Storms kill motorist, damage skyscraper


Storms kill motorist, damage skyscraper

DEXTER, Mich.

Severe thunderstorms sweeping through the Midwest have killed a motorist in Michigan, shattered windows in an iconic Chicago skyscraper and knocked out power to hundreds of thousands of people.

Sheriff’s officials say a driver was killed near Dexter, Mich., about 40 miles west of Detroit, when winds toppled a tree onto a vehicle.

In Chicago, powerful winds and heavy rains broke windows in the 110-story Willis Tower. Witnesses say the debris looked like icicles falling from the skyscraper, formerly known as Sears Tower.

Utility officials say power is out for about 215,000 Chicago-area customers and 150,000 in Michigan.

In Indiana, wind gusts stronger than 75 mph knocked out power to about 60,000 customers. Storms left about 19,000 in the dark in Wisconsin.

Floods leave 90 dead in China

BEIJING

After months of punishing drought, China’s rainy season has returned with a vengeance, causing floods and landslides that as of Saturday were blamed for 90 deaths.

An estimated 1.4 million people have been evacuated. On Saturday, China’s Ministry of Civil Affairs raised alert levels because of forecasts by the National Meteorological Center of torrential rains in southern and central China in the coming week.

The rains have inundated the provinces of Fujian, Zhejiang, Guangdong, Hunan, Sichuan, Jiangxi and Guizhou and the autonomous region of Guangxi. The latter two have been hit hard by a record drought.

Footage on Chinese state television showed brown waters gushing through city streets, staircases turned into waterfalls, residents seeking safety on rooftops — and the staple of Chinese disaster coverage: troops rescuing children who had been trapped in a flooded school in Fujian province.

Sex offender says rights were denied

CONCORD, N.H.

A New Hampshire sex offender is asking the state’s highest court to allow him to go to church with a chaperone.

The case of 35-year-old Jonathan Perfetto of Manchester marks the first time the New Hampshire Supreme Court is being asked to rule on whether a probation condition that effectively bars church attendance violates a person’s constitutional rights to religious freedom.

Perfetto was convicted in 2002 of possessing child pornography. A condition of his probation is that he have no contact with children. A lower court denied Perfetto’s request to attend Jehovah’s Witnesses services with a church elder acting as a chaperone.

The New Hampshire Civil Liberties Union and Perfetto maintain the chaperone would eliminate any risk to children. The state says public safety trumps Perfetto’s religious rights.
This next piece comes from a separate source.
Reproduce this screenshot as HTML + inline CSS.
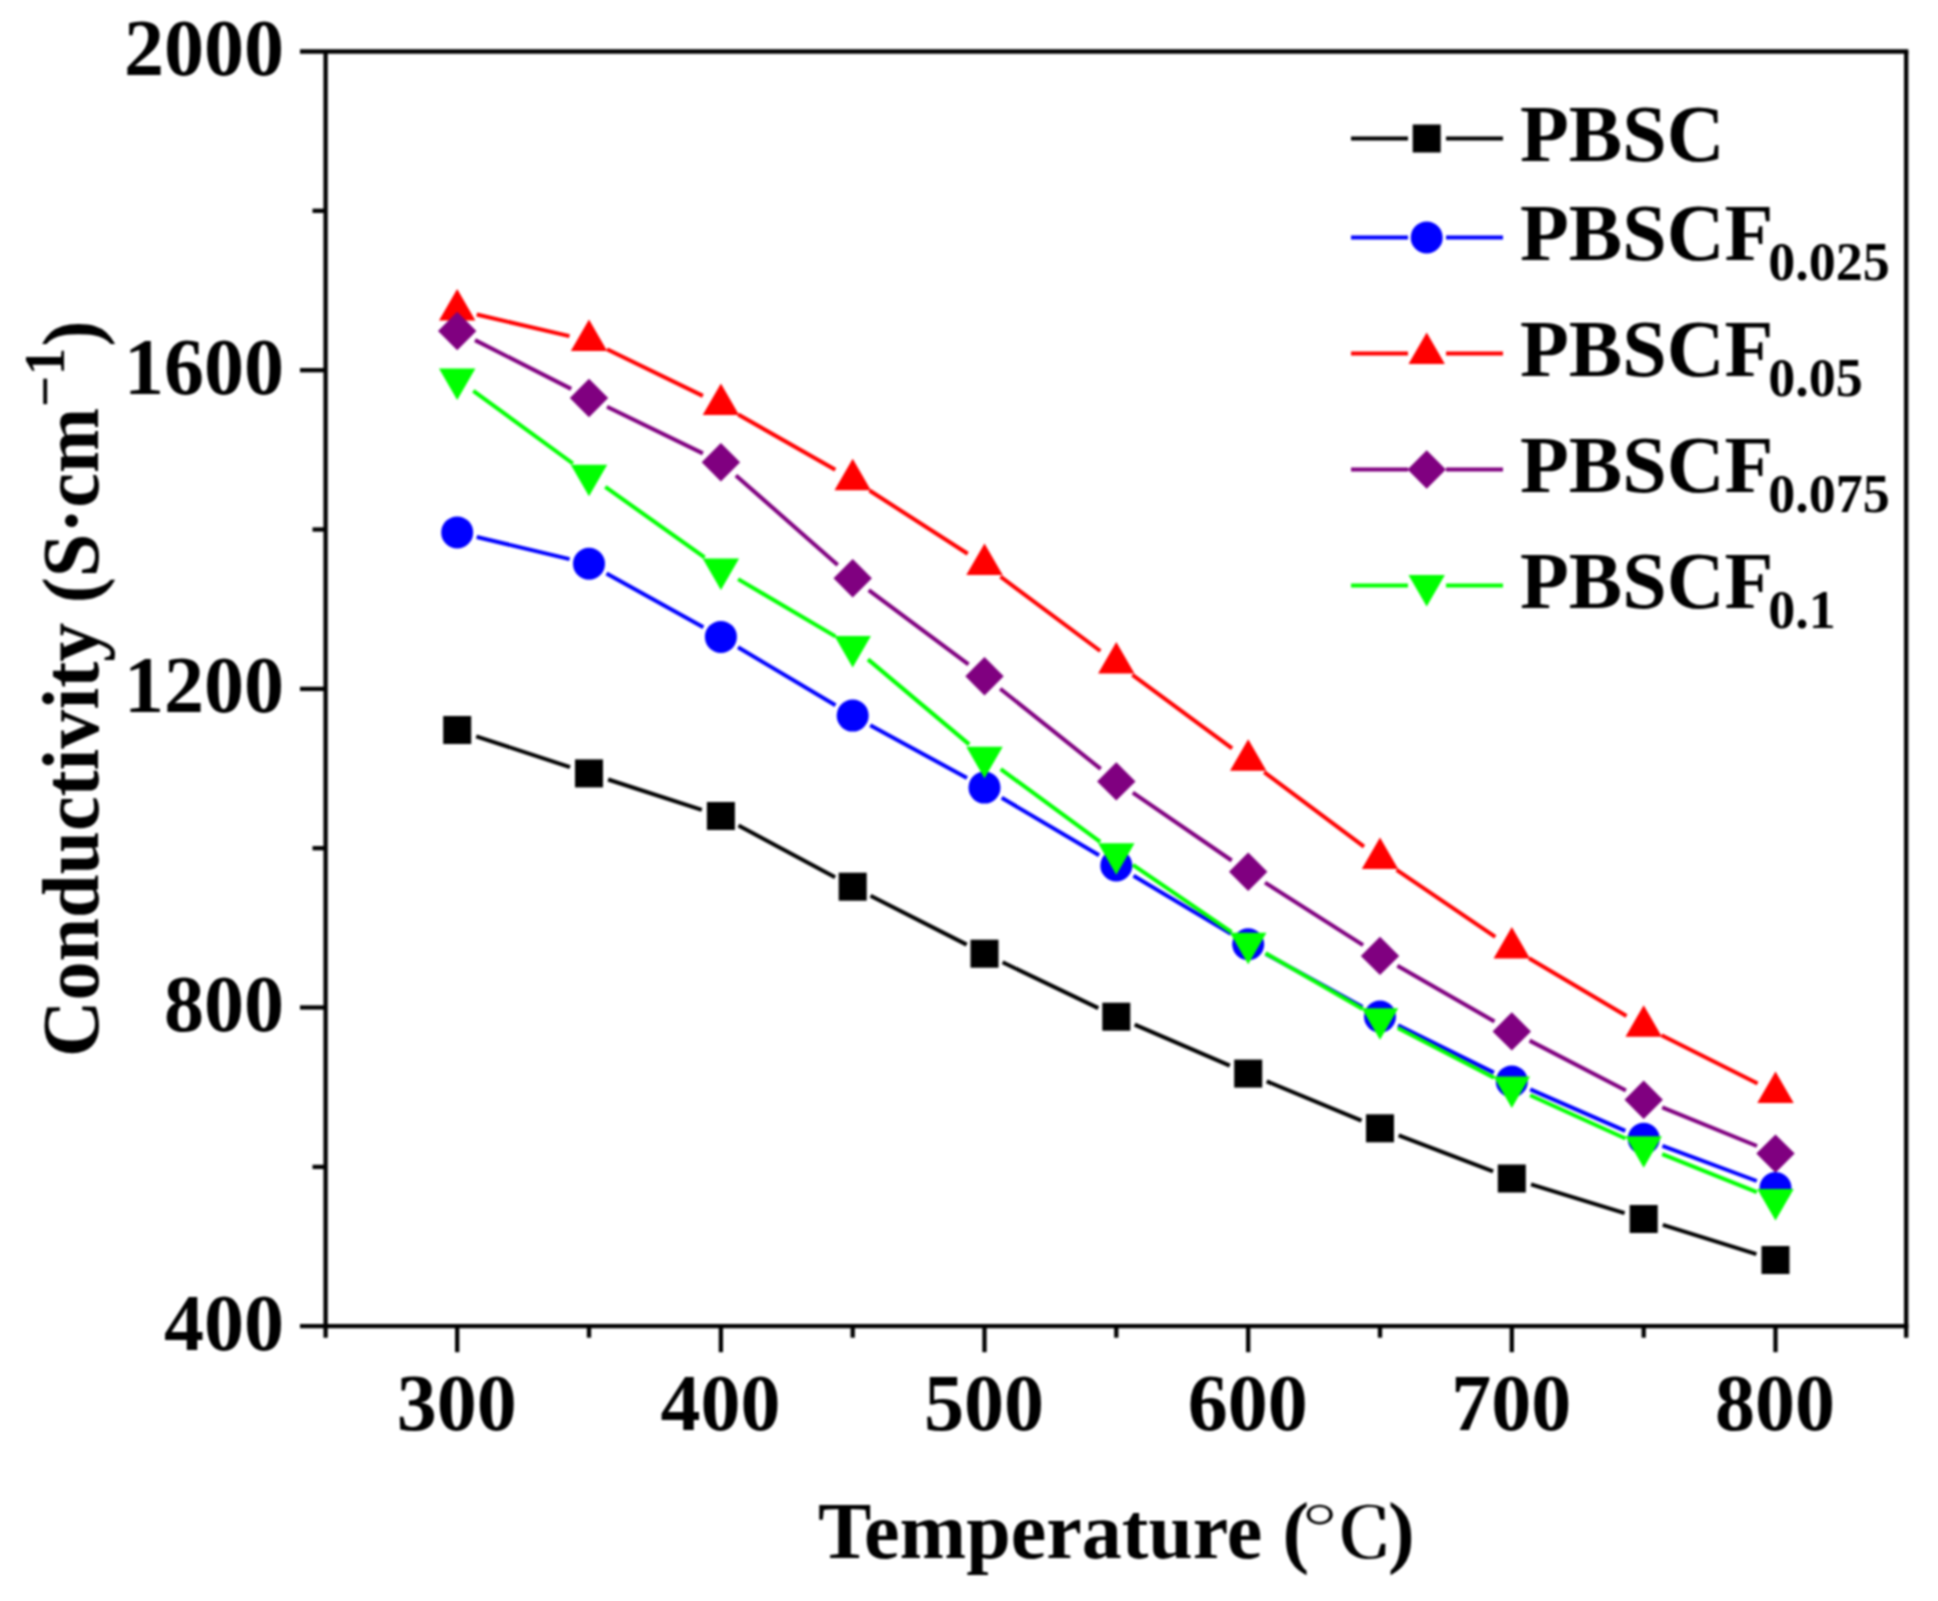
<!DOCTYPE html>
<html lang="en"><head><meta charset="utf-8"><title>Conductivity vs Temperature</title>
<style>html,body{margin:0;padding:0;background:#fff}body{width:1938px;height:1601px;overflow:hidden}svg{display:block;filter:blur(1px)}</style>
</head><body>
<svg width="1938" height="1601" viewBox="0 0 1938 1601">
<rect width="1938" height="1601" fill="#ffffff"/>
<g stroke="#000" stroke-width="4.3" fill="none" stroke-linecap="butt">
<line x1="300" y1="51.5" x2="1908.3500000000001" y2="51.5"/>
<line x1="300" y1="1326.2" x2="1908.3500000000001" y2="1326.2"/>
<line x1="325.6" y1="51.5" x2="325.6" y2="1337.7"/>
<line x1="1906.2" y1="51.5" x2="1906.2" y2="1337.7"/>
<line x1="312.5" y1="1166.9" x2="325.6" y2="1166.9"/>
<line x1="312.5" y1="848.2" x2="325.6" y2="848.2"/>
<line x1="312.5" y1="529.5" x2="325.6" y2="529.5"/>
<line x1="312.5" y1="210.8" x2="325.6" y2="210.8"/>
<line x1="300" y1="1007.5" x2="325.6" y2="1007.5"/>
<line x1="300" y1="688.9" x2="325.6" y2="688.9"/>
<line x1="300" y1="370.2" x2="325.6" y2="370.2"/>
<line x1="457.2" y1="1326.2" x2="457.2" y2="1352.2"/>
<line x1="720.9" y1="1326.2" x2="720.9" y2="1352.2"/>
<line x1="984.5" y1="1326.2" x2="984.5" y2="1352.2"/>
<line x1="1248.2" y1="1326.2" x2="1248.2" y2="1352.2"/>
<line x1="1511.8" y1="1326.2" x2="1511.8" y2="1352.2"/>
<line x1="1775.5" y1="1326.2" x2="1775.5" y2="1352.2"/>
<line x1="589.0" y1="1326.2" x2="589.0" y2="1337.7"/>
<line x1="852.7" y1="1326.2" x2="852.7" y2="1337.7"/>
<line x1="1116.3" y1="1326.2" x2="1116.3" y2="1337.7"/>
<line x1="1380.0" y1="1326.2" x2="1380.0" y2="1337.7"/>
<line x1="1643.7" y1="1326.2" x2="1643.7" y2="1337.7"/>
</g>
<g stroke="#000000" stroke-width="4.0">
<line x1="476.2" y1="736.3" x2="570.0" y2="767.1"/>
<line x1="608.1" y1="779.5" x2="701.8" y2="809.9"/>
<line x1="738.5" y1="825.5" x2="835.1" y2="877.2"/>
<line x1="870.5" y1="895.8" x2="966.7" y2="944.6"/>
<line x1="1002.6" y1="962.3" x2="1098.3" y2="1008.1"/>
<line x1="1134.7" y1="1024.6" x2="1229.8" y2="1065.7"/>
<line x1="1266.7" y1="1081.3" x2="1361.5" y2="1120.6"/>
<line x1="1398.7" y1="1135.4" x2="1493.1" y2="1171.4"/>
<line x1="1531.0" y1="1184.4" x2="1624.6" y2="1213.1"/>
<line x1="1662.8" y1="1224.9" x2="1756.4" y2="1254.1"/>
</g>
<g>
<rect x="443.2" y="716.0" width="28.0" height="28.0" fill="#000000"/>
<rect x="575.0" y="759.4" width="28.0" height="28.0" fill="#000000"/>
<rect x="706.9" y="802.0" width="28.0" height="28.0" fill="#000000"/>
<rect x="838.7" y="872.7" width="28.0" height="28.0" fill="#000000"/>
<rect x="970.5" y="939.7" width="28.0" height="28.0" fill="#000000"/>
<rect x="1102.3" y="1002.7" width="28.0" height="28.0" fill="#000000"/>
<rect x="1234.2" y="1059.6" width="28.0" height="28.0" fill="#000000"/>
<rect x="1366.0" y="1114.3" width="28.0" height="28.0" fill="#000000"/>
<rect x="1497.8" y="1164.5" width="28.0" height="28.0" fill="#000000"/>
<rect x="1629.7" y="1205.0" width="28.0" height="28.0" fill="#000000"/>
<rect x="1761.5" y="1246.0" width="28.0" height="28.0" fill="#000000"/>
</g>
<g stroke="#0000ff" stroke-width="4.0">
<line x1="476.7" y1="537.0" x2="569.6" y2="559.1"/>
<line x1="606.5" y1="573.4" x2="703.4" y2="627.2"/>
<line x1="738.0" y1="647.2" x2="835.5" y2="705.3"/>
<line x1="870.2" y1="725.2" x2="967.0" y2="778.0"/>
<line x1="1001.7" y1="797.8" x2="1099.1" y2="855.3"/>
<line x1="1133.5" y1="875.8" x2="1231.0" y2="933.9"/>
<line x1="1265.7" y1="953.8" x2="1362.5" y2="1007.0"/>
<line x1="1398.0" y1="1025.4" x2="1493.9" y2="1072.6"/>
<line x1="1530.2" y1="1089.4" x2="1625.3" y2="1130.8"/>
<line x1="1662.4" y1="1145.8" x2="1756.8" y2="1181.0"/>
</g>
<g>
<circle cx="457.2" cy="532.4" r="16" fill="#0000ff"/>
<circle cx="589.0" cy="563.7" r="16" fill="#0000ff"/>
<circle cx="720.9" cy="636.9" r="16" fill="#0000ff"/>
<circle cx="852.7" cy="715.6" r="16" fill="#0000ff"/>
<circle cx="984.5" cy="787.6" r="16" fill="#0000ff"/>
<circle cx="1116.3" cy="865.5" r="16" fill="#0000ff"/>
<circle cx="1248.2" cy="944.2" r="16" fill="#0000ff"/>
<circle cx="1380.0" cy="1016.6" r="16" fill="#0000ff"/>
<circle cx="1511.8" cy="1081.4" r="16" fill="#0000ff"/>
<circle cx="1643.7" cy="1138.8" r="16" fill="#0000ff"/>
<circle cx="1775.5" cy="1188.0" r="16" fill="#0000ff"/>
</g>
<g stroke="#ff0000" stroke-width="4.0">
<line x1="476.7" y1="314.5" x2="569.5" y2="336.1"/>
<line x1="607.0" y1="349.3" x2="702.9" y2="395.9"/>
<line x1="738.2" y1="414.5" x2="835.3" y2="469.8"/>
<line x1="869.5" y1="490.5" x2="967.7" y2="553.8"/>
<line x1="1000.5" y1="576.6" x2="1100.3" y2="651.0"/>
<line x1="1132.4" y1="674.9" x2="1232.1" y2="748.3"/>
<line x1="1264.2" y1="772.2" x2="1364.0" y2="846.6"/>
<line x1="1396.6" y1="869.8" x2="1495.3" y2="936.9"/>
<line x1="1529.0" y1="958.3" x2="1626.5" y2="1016.0"/>
<line x1="1661.5" y1="1035.2" x2="1757.6" y2="1083.5"/>
</g>
<g>
<polygon points="457.2,289.0 475.4,320.5 439.0,320.5" fill="#ff0000"/>
<polygon points="589.0,319.6 607.2,351.1 570.8,351.1" fill="#ff0000"/>
<polygon points="720.9,383.6 739.1,415.1 702.7,415.1" fill="#ff0000"/>
<polygon points="852.7,458.7 870.9,490.2 834.5,490.2" fill="#ff0000"/>
<polygon points="984.5,543.6 1002.7,575.1 966.3,575.1" fill="#ff0000"/>
<polygon points="1116.3,642.0 1134.5,673.5 1098.1,673.5" fill="#ff0000"/>
<polygon points="1248.2,739.2 1266.4,770.7 1230.0,770.7" fill="#ff0000"/>
<polygon points="1380.0,837.6 1398.2,869.1 1361.8,869.1" fill="#ff0000"/>
<polygon points="1511.8,927.1 1530.0,958.6 1493.6,958.6" fill="#ff0000"/>
<polygon points="1643.7,1005.2 1661.9,1036.7 1625.5,1036.7" fill="#ff0000"/>
<polygon points="1775.5,1071.5 1793.7,1103.0 1757.3,1103.0" fill="#ff0000"/>
</g>
<g stroke="#800080" stroke-width="4.0">
<line x1="475.0" y1="340.1" x2="571.2" y2="388.9"/>
<line x1="607.0" y1="406.8" x2="702.9" y2="453.4"/>
<line x1="735.9" y1="475.4" x2="837.7" y2="565.0"/>
<line x1="868.7" y1="590.1" x2="968.5" y2="664.3"/>
<line x1="1000.2" y1="688.7" x2="1100.7" y2="768.9"/>
<line x1="1132.8" y1="792.7" x2="1231.7" y2="860.5"/>
<line x1="1265.0" y1="882.6" x2="1363.1" y2="945.1"/>
<line x1="1397.4" y1="965.8" x2="1494.5" y2="1021.5"/>
<line x1="1529.6" y1="1040.6" x2="1625.9" y2="1090.5"/>
<line x1="1662.2" y1="1107.3" x2="1757.0" y2="1146.0"/>
</g>
<g>
<polygon points="457.2,311.8 476.4,331.0 457.2,350.2 438.0,331.0" fill="#800080"/>
<polygon points="589.0,378.8 608.2,398.0 589.0,417.2 569.8,398.0" fill="#800080"/>
<polygon points="720.9,443.0 740.1,462.2 720.9,481.4 701.7,462.2" fill="#800080"/>
<polygon points="852.7,559.0 871.9,578.2 852.7,597.4 833.5,578.2" fill="#800080"/>
<polygon points="984.5,657.0 1003.7,676.2 984.5,695.4 965.3,676.2" fill="#800080"/>
<polygon points="1116.3,762.2 1135.5,781.4 1116.3,800.6 1097.1,781.4" fill="#800080"/>
<polygon points="1248.2,852.6 1267.4,871.8 1248.2,891.0 1229.0,871.8" fill="#800080"/>
<polygon points="1380.0,936.7 1399.2,955.9 1380.0,975.1 1360.8,955.9" fill="#800080"/>
<polygon points="1511.8,1012.2 1531.0,1031.4 1511.8,1050.6 1492.6,1031.4" fill="#800080"/>
<polygon points="1643.7,1080.5 1662.9,1099.7 1643.7,1118.9 1624.5,1099.7" fill="#800080"/>
<polygon points="1775.5,1134.4 1794.7,1153.6 1775.5,1172.8 1756.3,1153.6" fill="#800080"/>
</g>
<g stroke="#00ff00" stroke-width="4.0">
<line x1="473.3" y1="390.8" x2="572.9" y2="463.5"/>
<line x1="605.3" y1="486.9" x2="704.6" y2="557.4"/>
<line x1="738.1" y1="579.1" x2="835.4" y2="636.4"/>
<line x1="868.0" y1="659.4" x2="969.2" y2="744.4"/>
<line x1="1000.7" y1="769.1" x2="1100.2" y2="841.9"/>
<line x1="1132.9" y1="864.9" x2="1231.6" y2="932.1"/>
<line x1="1265.5" y1="953.2" x2="1362.7" y2="1008.9"/>
<line x1="1397.8" y1="1028.0" x2="1494.1" y2="1077.8"/>
<line x1="1530.1" y1="1095.3" x2="1625.5" y2="1138.5"/>
<line x1="1662.2" y1="1154.2" x2="1756.9" y2="1192.2"/>
</g>
<g>
<polygon points="457.2,400.0 475.4,368.5 439.0,368.5" fill="#00ff00"/>
<polygon points="589.0,496.3 607.2,464.8 570.8,464.8" fill="#00ff00"/>
<polygon points="720.9,590.0 739.1,558.5 702.7,558.5" fill="#00ff00"/>
<polygon points="852.7,667.5 870.9,636.0 834.5,636.0" fill="#00ff00"/>
<polygon points="984.5,778.3 1002.7,746.8 966.3,746.8" fill="#00ff00"/>
<polygon points="1116.3,874.7 1134.5,843.2 1098.1,843.2" fill="#00ff00"/>
<polygon points="1248.2,964.3 1266.4,932.8 1230.0,932.8" fill="#00ff00"/>
<polygon points="1380.0,1039.8 1398.2,1008.3 1361.8,1008.3" fill="#00ff00"/>
<polygon points="1511.8,1108.0 1530.0,1076.5 1493.6,1076.5" fill="#00ff00"/>
<polygon points="1643.7,1167.8 1661.9,1136.3 1625.5,1136.3" fill="#00ff00"/>
<polygon points="1775.5,1220.6 1793.7,1189.1 1757.3,1189.1" fill="#00ff00"/>
</g>
<g font-family="'Liberation Serif', serif" font-weight="bold" fill="#000">
<line x1="1351" y1="138.5" x2="1408" y2="138.5" stroke="#000000" stroke-width="4.0"/>
<line x1="1446" y1="138.5" x2="1503" y2="138.5" stroke="#000000" stroke-width="4.0"/>
<rect x="1412.7" y="124.5" width="28.0" height="28.0" fill="#000000"/>
<text x="1520" y="161.2" font-size="80">PBSC</text>
<line x1="1351" y1="237.5" x2="1408" y2="237.5" stroke="#0000ff" stroke-width="4.0"/>
<line x1="1446" y1="237.5" x2="1503" y2="237.5" stroke="#0000ff" stroke-width="4.0"/>
<circle cx="1426.7" cy="237.5" r="16" fill="#0000ff"/>
<text x="1520" y="260.2" font-size="80">PBSCF<tspan font-size="54" dy="20" dx="-5">0.025</tspan></text>
<line x1="1351" y1="353.5" x2="1408" y2="353.5" stroke="#ff0000" stroke-width="4.0"/>
<line x1="1446" y1="353.5" x2="1503" y2="353.5" stroke="#ff0000" stroke-width="4.0"/>
<polygon points="1426.7,332.5 1444.9,364.0 1408.5,364.0" fill="#ff0000"/>
<text x="1520" y="376.2" font-size="80">PBSCF<tspan font-size="54" dy="20" dx="-5">0.05</tspan></text>
<line x1="1351" y1="469.5" x2="1408" y2="469.5" stroke="#800080" stroke-width="4.0"/>
<line x1="1446" y1="469.5" x2="1503" y2="469.5" stroke="#800080" stroke-width="4.0"/>
<polygon points="1426.7,450.3 1445.9,469.5 1426.7,488.7 1407.5,469.5" fill="#800080"/>
<text x="1520" y="492.2" font-size="80">PBSCF<tspan font-size="54" dy="20" dx="-5">0.075</tspan></text>
<line x1="1351" y1="585.5" x2="1408" y2="585.5" stroke="#00ff00" stroke-width="4.0"/>
<line x1="1446" y1="585.5" x2="1503" y2="585.5" stroke="#00ff00" stroke-width="4.0"/>
<polygon points="1426.7,606.5 1444.9,575.0 1408.5,575.0" fill="#00ff00"/>
<text x="1520" y="608.2" font-size="80">PBSCF<tspan font-size="54" dy="20" dx="-5">0.1</tspan></text>
<text x="284" y="1349.7" font-size="80" text-anchor="end">400</text>
<text x="284" y="1031.0" font-size="80" text-anchor="end">800</text>
<text x="284" y="712.4" font-size="80" text-anchor="end">1200</text>
<text x="284" y="393.7" font-size="80" text-anchor="end">1600</text>
<text x="284" y="75.0" font-size="80" text-anchor="end">2000</text>
<text x="456.7" y="1430" font-size="80" text-anchor="middle">300</text>
<text x="720.4" y="1430" font-size="80" text-anchor="middle">400</text>
<text x="984.0" y="1430" font-size="80" text-anchor="middle">500</text>
<text x="1247.7" y="1430" font-size="80" text-anchor="middle">600</text>
<text x="1511.3" y="1430" font-size="80" text-anchor="middle">700</text>
<text x="1775.0" y="1430" font-size="80" text-anchor="middle">800</text>
<text x="818" y="1558" font-size="80" id="xl">Temperature (<tspan x="1300" font-size="69" font-weight="500" textLength="94" lengthAdjust="spacingAndGlyphs" font-family="'Liberation Serif', 'Noto Serif CJK SC', serif">℃</tspan><tspan x="1388">)</tspan></text>
<text transform="translate(97.5 1057) rotate(-90) scale(0.977 1)" font-size="80" id="yl">Conductivity (S·cm<tspan font-size="56" dy="-34" dx="1">−</tspan><tspan font-size="56" dx="0.5">1</tspan><tspan dy="34" dx="1.5">)</tspan></text>
</g>
</svg>
</body></html>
Yemeni militants kill 11 in jailbreak

SAN’A, Yemen

Four suspected al-Qaida gunmen blasted their way into the intelligence headquarters of Yemen’s second largest city Saturday and freed several detainees in the group’s most spectacular operation since a U.S.-backed government crackdown began late last year.

The attack on the heavily protected security complex killed 11 and further bolstered U.S. concerns that Yemen’s weak central government may not be up to tackling an increasingly effective foe seemingly able to strike anywhere inside or outside the country.